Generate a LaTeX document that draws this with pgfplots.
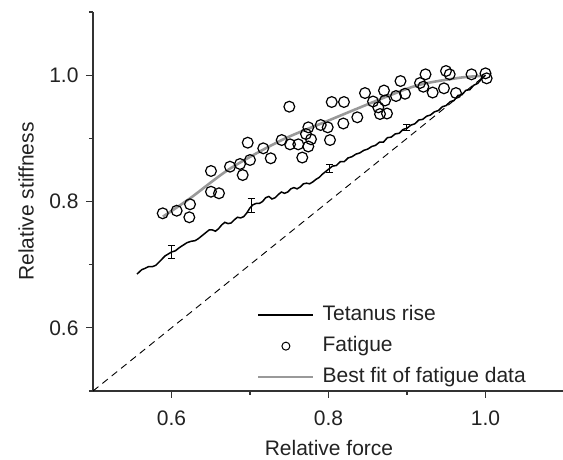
\documentclass[border=0pt]{standalone}
\usepackage{pgfplots}
\pgfplotsset{compat=1.18}
\usepackage{fontspec}
\setmainfont{Liberation Sans}
\definecolor{axisgray}{HTML}{333333}
\definecolor{fitgray}{HTML}{999999}
\definecolor{txt}{HTML}{222222}
\begin{document}
\begin{tikzpicture}
\useasboundingbox (-93pt,-69pt) rectangle (470pt,391pt);
\begin{axis}[
  at={(0pt,0pt)}, anchor=south west,
  scale only axis, width=471pt, height=379pt,
  xmin=0.5, xmax=1.1, ymin=0.5, ymax=1.1,
  axis x line=bottom, axis y line=left,
  axis line style={-, axisgray, line width=1.2pt},
  xtick={0.6,0.8,1.0}, minor xtick={0.7,0.9},
  ytick={0.6,0.8,1.0}, minor ytick={0.5,0.7,0.9,1.1},
  tick align=outside,
  major tick length=7pt, minor tick length=4pt,
  every tick/.style={axisgray, line width=1.1pt},
  /pgf/number format/assume math mode=true,
  /pgf/number format/fixed, /pgf/number format/fixed zerofill, /pgf/number format/precision=1,
  tick label style={font=\fontsize{21}{25}\selectfont, text=txt},
  xticklabel style={yshift=-9pt},
  yticklabel style={xshift=-4pt},
  label style={font=\fontsize{21}{25}\selectfont, text=txt},
  xlabel={Relative force},
  ylabel={Relative stiffness},
  xlabel style={at={(axis description cs:0.501,-0.150)}, anchor=center},
  ylabel style={at={(axis description cs:-0.142,0.5)}, anchor=center, rotate=0},
  legend style={at={(axis description cs:0.348,0.231)}, anchor=north west, draw=none, fill=none,
    font=\fontsize{21}{25}\selectfont, text=txt, inner sep=0pt, row sep=8pt, legend cell align=left,
    nodes={inner sep=2pt, text height=15pt, text depth=4pt}},
  clip=false,
]
\addlegendimage{legend image code/.code={\draw[black, line width=1.3pt] (0pt,0pt) -- (55pt,0pt); \path (62pt,0pt);}}
\addlegendentry{Tetanus rise}
\addlegendimage{legend image code/.code={\draw[black, line width=1pt] (27.5pt,0pt) circle (4pt); \path (0pt,0pt) (62pt,0pt);}}
\addlegendentry{Fatigue}
\addlegendimage{legend image code/.code={\draw[fitgray, line width=2.6pt] (0pt,0pt) -- (55pt,0pt); \path (62pt,0pt);}}
\addlegendentry{Best fit of fatigue data}

% identity
\addplot[forget plot, black, line width=0.9pt, dash pattern=on 7pt off 5pt] coordinates {(0.5,0.5) (1.0,1.0)};

% best fit of fatigue data
\addplot[forget plot, fitgray, line width=2.6pt, smooth] coordinates {
(0.589,0.776) (0.6236,0.805) (0.6745,0.852) (0.74,0.897) (0.7977,0.927)
(0.874,0.966) (0.9166,0.985) (0.9675,0.996) (0.998,0.999)};

% tetanus rise
\addplot[forget plot, black, line width=1.5pt] table {
x y
0.556 0.685
0.562 0.692
0.566 0.694
0.571 0.697
0.576 0.697
0.580 0.699
0.584 0.704
0.588 0.709
0.592 0.714
0.596 0.717
0.600 0.720
0.605 0.722
0.610 0.727
0.615 0.731
0.620 0.735
0.625 0.737
0.630 0.738
0.634 0.741
0.638 0.745
0.643 0.750
0.648 0.755
0.652 0.755
0.656 0.753
0.660 0.757
0.664 0.763
0.668 0.767
0.672 0.765
0.676 0.766
0.680 0.771
0.684 0.775
0.688 0.774
0.692 0.776
0.696 0.782
0.700 0.790
0.704 0.795
0.708 0.797
0.712 0.797
0.716 0.800
0.720 0.806
0.724 0.808
0.728 0.804
0.732 0.806
0.736 0.811
0.740 0.815
0.744 0.813
0.748 0.815
0.752 0.820
0.756 0.822
0.760 0.820
0.764 0.823
0.768 0.828
0.772 0.829
0.776 0.828
0.780 0.831
0.784 0.835
0.788 0.838
0.792 0.843
0.796 0.847
0.800 0.851
0.805 0.856
0.810 0.857
0.815 0.863
0.820 0.863
0.825 0.869
0.830 0.871
0.835 0.875
0.840 0.877
0.845 0.881
0.850 0.883
0.855 0.887
0.860 0.889
0.865 0.894
0.870 0.894
0.875 0.901
0.880 0.902
0.885 0.907
0.890 0.908
0.895 0.914
0.900 0.916
0.905 0.921
0.910 0.923
0.915 0.929
0.920 0.930
0.925 0.935
0.930 0.937
0.935 0.942
0.940 0.944
0.945 0.950
0.950 0.952
0.955 0.958
0.960 0.960
0.965 0.968
0.970 0.969
0.975 0.976
0.980 0.977
0.985 0.984
0.990 0.987
0.995 0.994
1.000 1.000
};

% error bars on tetanus rise
\addplot[forget plot, black, line width=1pt, draw=none, mark=none,
  error bars/.cd, y dir=both, y explicit,
  error bar style={black, line width=1pt},
  error mark options={black, rotate=90, mark size=3.5pt, line width=1pt}]
coordinates {
(0.600,0.7205) +- (0,0.0105)
(0.7015,0.7930) +- (0,0.0110)
(0.801,0.8525) +- (0,0.0060)
(0.8995,0.9174) +- (0,0.0050)
};

% fatigue data
\addplot[forget plot, only marks, mark=o, mark size=5.4pt, mark options={black, line width=1.2pt}] table {
x y
0.5888 0.7813
0.6066 0.7854
0.6236 0.7956
0.6227 0.7750
0.6503 0.8483
0.6503 0.8155
0.6605 0.8130
0.6745 0.8551
0.6873 0.8594
0.6907 0.8419
0.7000 0.8657
0.6971 0.8931
0.7169 0.8842
0.7264 0.8684
0.7501 0.9501
0.7404 0.8973
0.7510 0.8905
0.7615 0.8905
0.7666 0.8696
0.7743 0.8871
0.7713 0.9068
0.7777 0.8985
0.7743 0.9174
0.7901 0.9211
0.7990 0.9174
0.8019 0.8973
0.8041 0.9575
0.8197 0.9575
0.8189 0.9235
0.8367 0.9333
0.8465 0.9717
0.8567 0.9583
0.8634 0.9491
0.8656 0.9385
0.8745 0.9393
0.8707 0.9757
0.8720 0.9599
0.8860 0.9670
0.8975 0.9706
0.8917 0.9907
0.9166 0.9876
0.9236 1.0013
0.9208 0.9817
0.9327 0.9725
0.9471 0.9792
0.9497 1.0066
0.9544 1.0013
0.9624 0.9717
0.9822 1.0013
1.0000 1.0029
1.0015 0.9950
};
\end{axis}
\end{tikzpicture}
\end{document}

▶ **What to produce**: Return all of the data exactly as written, and drop the pictures.

▶ **Response for this exercise**:
Generate a LaTeX document that draws this with pgfplots.
\documentclass[border=0pt]{standalone}
\usepackage{pgfplots}
\pgfplotsset{compat=1.18}
\usepackage{fontspec}
\setmainfont{Liberation Sans}
\definecolor{axisgray}{HTML}{333333}
\definecolor{fitgray}{HTML}{999999}
\definecolor{txt}{HTML}{222222}
\begin{document}
\begin{tikzpicture}
\useasboundingbox (-93pt,-69pt) rectangle (470pt,391pt);
\begin{axis}[
  at={(0pt,0pt)}, anchor=south west,
  scale only axis, width=471pt, height=379pt,
  xmin=0.5, xmax=1.1, ymin=0.5, ymax=1.1,
  axis x line=bottom, axis y line=left,
  axis line style={-, axisgray, line width=1.2pt},
  xtick={0.6,0.8,1.0}, minor xtick={0.7,0.9},
  ytick={0.6,0.8,1.0}, minor ytick={0.5,0.7,0.9,1.1},
  tick align=outside,
  major tick length=7pt, minor tick length=4pt,
  every tick/.style={axisgray, line width=1.1pt},
  /pgf/number format/assume math mode=true,
  /pgf/number format/fixed, /pgf/number format/fixed zerofill, /pgf/number format/precision=1,
  tick label style={font=\fontsize{21}{25}\selectfont, text=txt},
  xticklabel style={yshift=-9pt},
  yticklabel style={xshift=-4pt},
  label style={font=\fontsize{21}{25}\selectfont, text=txt},
  xlabel={Relative force},
  ylabel={Relative stiffness},
  xlabel style={at={(axis description cs:0.501,-0.150)}, anchor=center},
  ylabel style={at={(axis description cs:-0.142,0.5)}, anchor=center, rotate=0},
  legend style={at={(axis description cs:0.348,0.231)}, anchor=north west, draw=none, fill=none,
    font=\fontsize{21}{25}\selectfont, text=txt, inner sep=0pt, row sep=8pt, legend cell align=left,
    nodes={inner sep=2pt, text height=15pt, text depth=4pt}},
  clip=false,
]
\addlegendimage{legend image code/.code={\draw[black, line width=1.3pt] (0pt,0pt) -- (55pt,0pt); \path (62pt,0pt);}}
\addlegendentry{Tetanus rise}
\addlegendimage{legend image code/.code={\draw[black, line width=1pt] (27.5pt,0pt) circle (4pt); \path (0pt,0pt) (62pt,0pt);}}
\addlegendentry{Fatigue}
\addlegendimage{legend image code/.code={\draw[fitgray, line width=2.6pt] (0pt,0pt) -- (55pt,0pt); \path (62pt,0pt);}}
\addlegendentry{Best fit of fatigue data}

% identity
\addplot[forget plot, black, line width=0.9pt, dash pattern=on 7pt off 5pt] coordinates {(0.5,0.5) (1.0,1.0)};

% best fit of fatigue data
\addplot[forget plot, fitgray, line width=2.6pt, smooth] coordinates {
(0.589,0.776) (0.6236,0.805) (0.6745,0.852) (0.74,0.897) (0.7977,0.927)
(0.874,0.966) (0.9166,0.985) (0.9675,0.996) (0.998,0.999)};

% tetanus rise
\addplot[forget plot, black, line width=1.5pt] table {
x y
0.556 0.685
0.562 0.692
0.566 0.694
0.571 0.697
0.576 0.697
0.580 0.699
0.584 0.704
0.588 0.709
0.592 0.714
0.596 0.717
0.600 0.720
0.605 0.722
0.610 0.727
0.615 0.731
0.620 0.735
0.625 0.737
0.630 0.738
0.634 0.741
0.638 0.745
0.643 0.750
0.648 0.755
0.652 0.755
0.656 0.753
0.660 0.757
0.664 0.763
0.668 0.767
0.672 0.765
0.676 0.766
0.680 0.771
0.684 0.775
0.688 0.774
0.692 0.776
0.696 0.782
0.700 0.790
0.704 0.795
0.708 0.797
0.712 0.797
0.716 0.800
0.720 0.806
0.724 0.808
0.728 0.804
0.732 0.806
0.736 0.811
0.740 0.815
0.744 0.813
0.748 0.815
0.752 0.820
0.756 0.822
0.760 0.820
0.764 0.823
0.768 0.828
0.772 0.829
0.776 0.828
0.780 0.831
0.784 0.835
0.788 0.838
0.792 0.843
0.796 0.847
0.800 0.851
0.805 0.856
0.810 0.857
0.815 0.863
0.820 0.863
0.825 0.869
0.830 0.871
0.835 0.875
0.840 0.877
0.845 0.881
0.850 0.883
0.855 0.887
0.860 0.889
0.865 0.894
0.870 0.894
0.875 0.901
0.880 0.902
0.885 0.907
0.890 0.908
0.895 0.914
0.900 0.916
0.905 0.921
0.910 0.923
0.915 0.929
0.920 0.930
0.925 0.935
0.930 0.937
0.935 0.942
0.940 0.944
0.945 0.950
0.950 0.952
0.955 0.958
0.960 0.960
0.965 0.968
0.970 0.969
0.975 0.976
0.980 0.977
0.985 0.984
0.990 0.987
0.995 0.994
1.000 1.000
};

% error bars on tetanus rise
\addplot[forget plot, black, line width=1pt, draw=none, mark=none,
  error bars/.cd, y dir=both, y explicit,
  error bar style={black, line width=1pt},
  error mark options={black, rotate=90, mark size=3.5pt, line width=1pt}]
coordinates {
(0.600,0.7205) +- (0,0.0105)
(0.7015,0.7930) +- (0,0.0110)
(0.801,0.8525) +- (0,0.0060)
(0.8995,0.9174) +- (0,0.0050)
};

% fatigue data
\addplot[forget plot, only marks, mark=o, mark size=5.4pt, mark options={black, line width=1.2pt}] table {
x y
0.5888 0.7813
0.6066 0.7854
0.6236 0.7956
0.6227 0.7750
0.6503 0.8483
0.6503 0.8155
0.6605 0.8130
0.6745 0.8551
0.6873 0.8594
0.6907 0.8419
0.7000 0.8657
0.6971 0.8931
0.7169 0.8842
0.7264 0.8684
0.7501 0.9501
0.7404 0.8973
0.7510 0.8905
0.7615 0.8905
0.7666 0.8696
0.7743 0.8871
0.7713 0.9068
0.7777 0.8985
0.7743 0.9174
0.7901 0.9211
0.7990 0.9174
0.8019 0.8973
0.8041 0.9575
0.8197 0.9575
0.8189 0.9235
0.8367 0.9333
0.8465 0.9717
0.8567 0.9583
0.8634 0.9491
0.8656 0.9385
0.8745 0.9393
0.8707 0.9757
0.8720 0.9599
0.8860 0.9670
0.8975 0.9706
0.8917 0.9907
0.9166 0.9876
0.9236 1.0013
0.9208 0.9817
0.9327 0.9725
0.9471 0.9792
0.9497 1.0066
0.9544 1.0013
0.9624 0.9717
0.9822 1.0013
1.0000 1.0029
1.0015 0.9950
};
\end{axis}
\end{tikzpicture}
\end{document}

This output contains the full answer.